August 15, 2012

Ole!

First of all - total disclosure - I copied this recipe straight from weightwatchers.com. 

With that out of the way, I totally suggest you give this recipe a try. 

It's good - not El Fenix good; however, when you eat the enchilada you won't feel like you're making a sacrifice and there is a lot to be said for that when it comes to low cal Mexican food. 

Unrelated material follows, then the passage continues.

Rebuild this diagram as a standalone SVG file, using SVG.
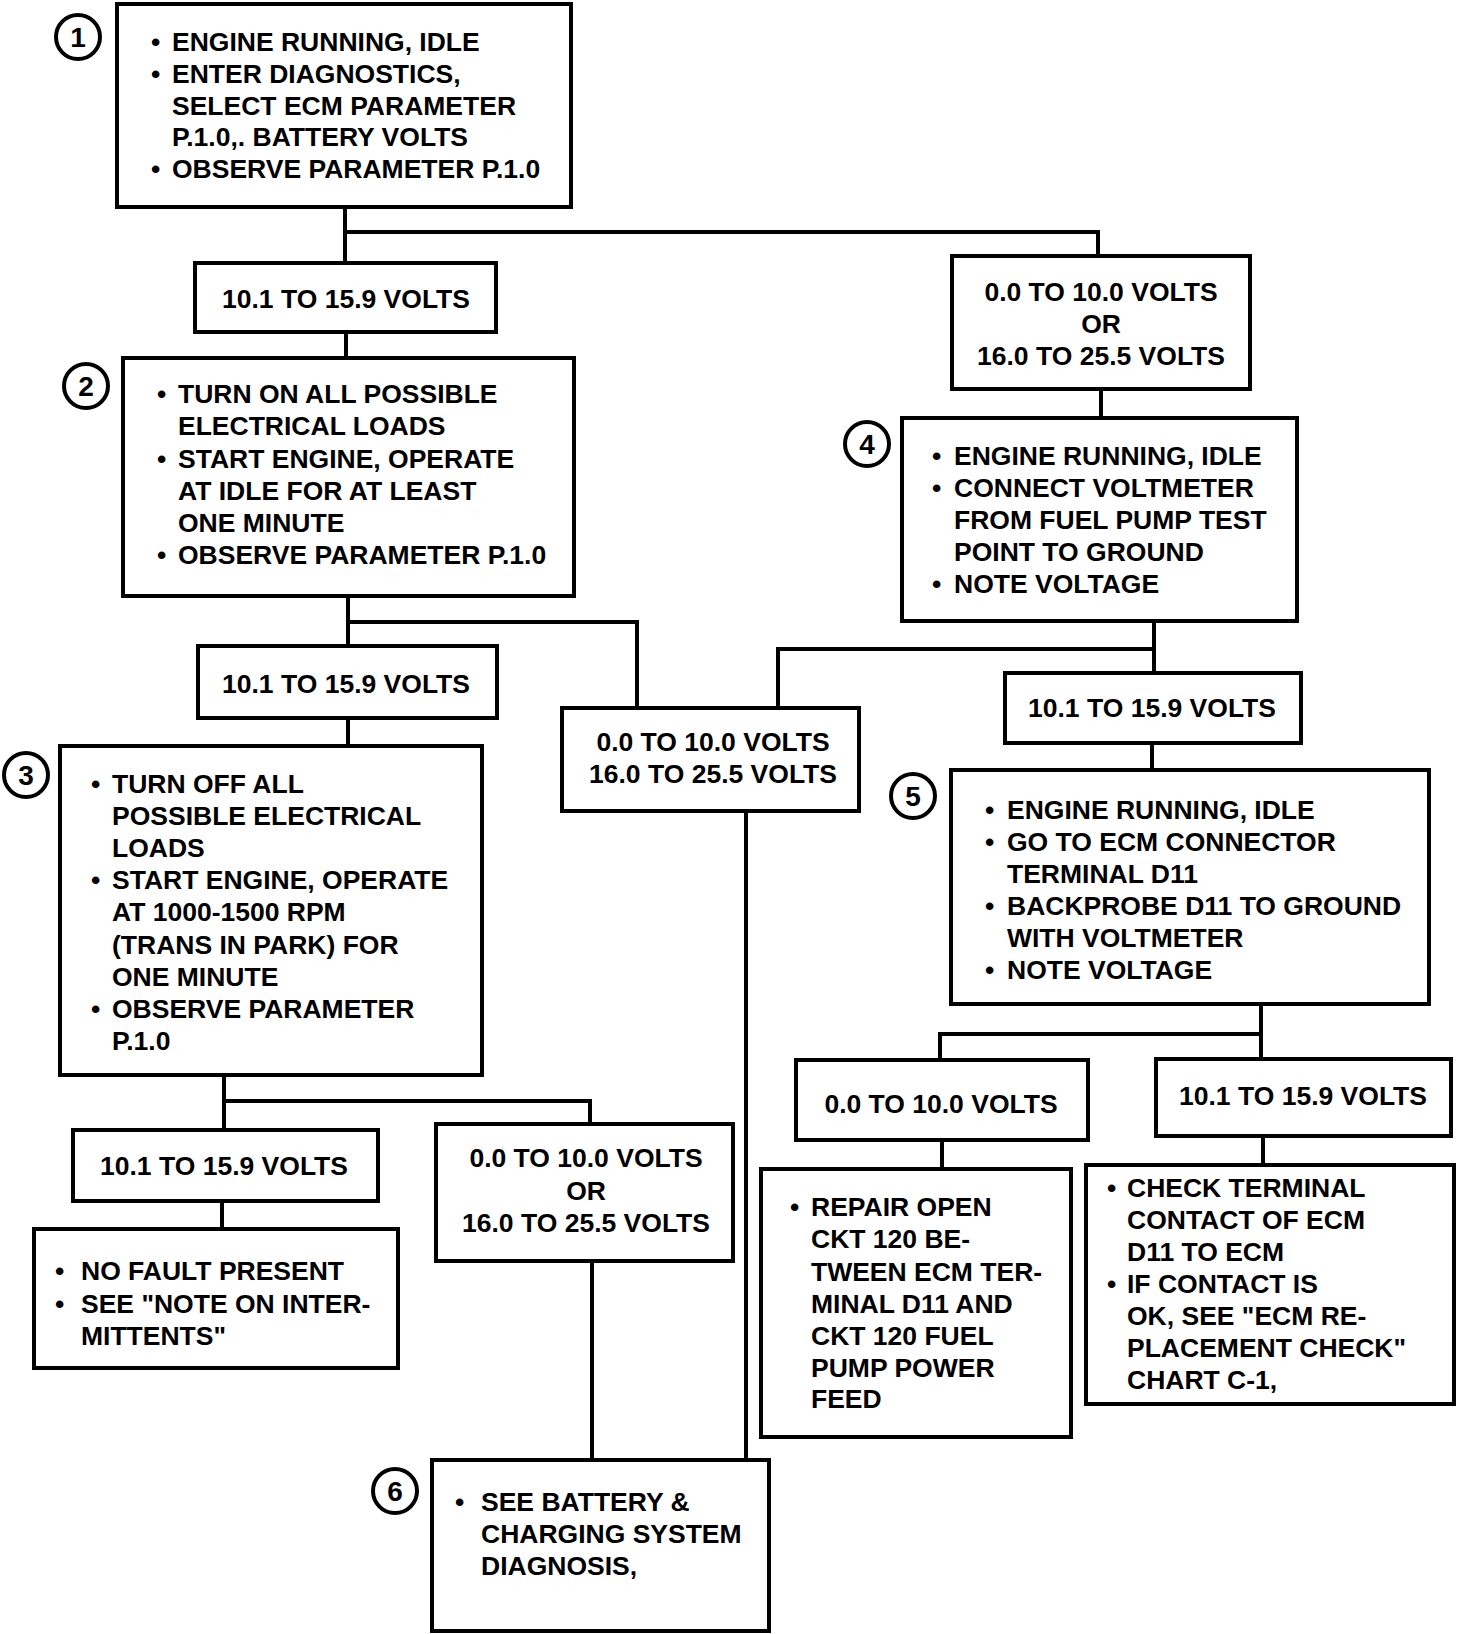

I ate mine with Herdez salsa and a few baked, fat free Tostitos and was a happy girl. I consider that a pretty big success for the folks at Weight Watchers considering I am an enchilada snob. 

Ole! 

Weight Watcher's Cheesy Chicken Enchilada

  • PointsPlus® value | 9
    Servings |  6
    Preparation Time |  15 min
    Cooking Time |  27 min
    Level of Difficulty |  Easy

     main meals |  These cheesy enchiladas are stuffed to the max with the tasty flavors of chicken, scallions and red pepper flakes. Serve with spicy or mild salsa.
    1 spray(s) cooking spray
  • 8 oz pasteurized process american cheese spread
  • 1/2 cup(s) fat-free sour cream
  • 1/4 cup(s) fat-free evaporated milk
  • 1/4 cup(s) uncooked scallion(s), green part only, minced
  • 1/4 tsp crushed red pepper flakes
  • 3 cup(s) cooked skinless, boneless chicken breast(s), chopped*
  • 6 medium whole wheat tortilla(s), 7-inches each
  • 1/4 cup(s) low-fat shredded Cheddar cheese, sharp variety
  • 6 medium olive(s), green, pitted, sliced
  • 1/4 cup(s) fat free salsa

    • Preheat oven to 350ºF. Coat a 9-inch glass baking dish with cooking spray.
    • In a microwave-safe bowl, combine cheese product and sour cream; cover and microwave on high power until cheese melts, about 1 1/2 to 2 minutes. Remove half of melted cheese to a small bowl and stir in evaporated milk; set aside. Add scallions, red pepper flakes and chicken to remaining cheese mixture; stir to coat.
    • Spoon about 2/3 cup of chicken mixture down center of each tortilla; fold in sides of tortilla to cover filling and place tortillas in a single layer in prepared dish; spoon remaining cheese sauce over top and then sprinkle with shredded cheddar cheese and olives.
    • Bake until cheese topping is bubbly, about 20 to 25 minutes. Serve with salsa. Yields 1 enchilada per serving.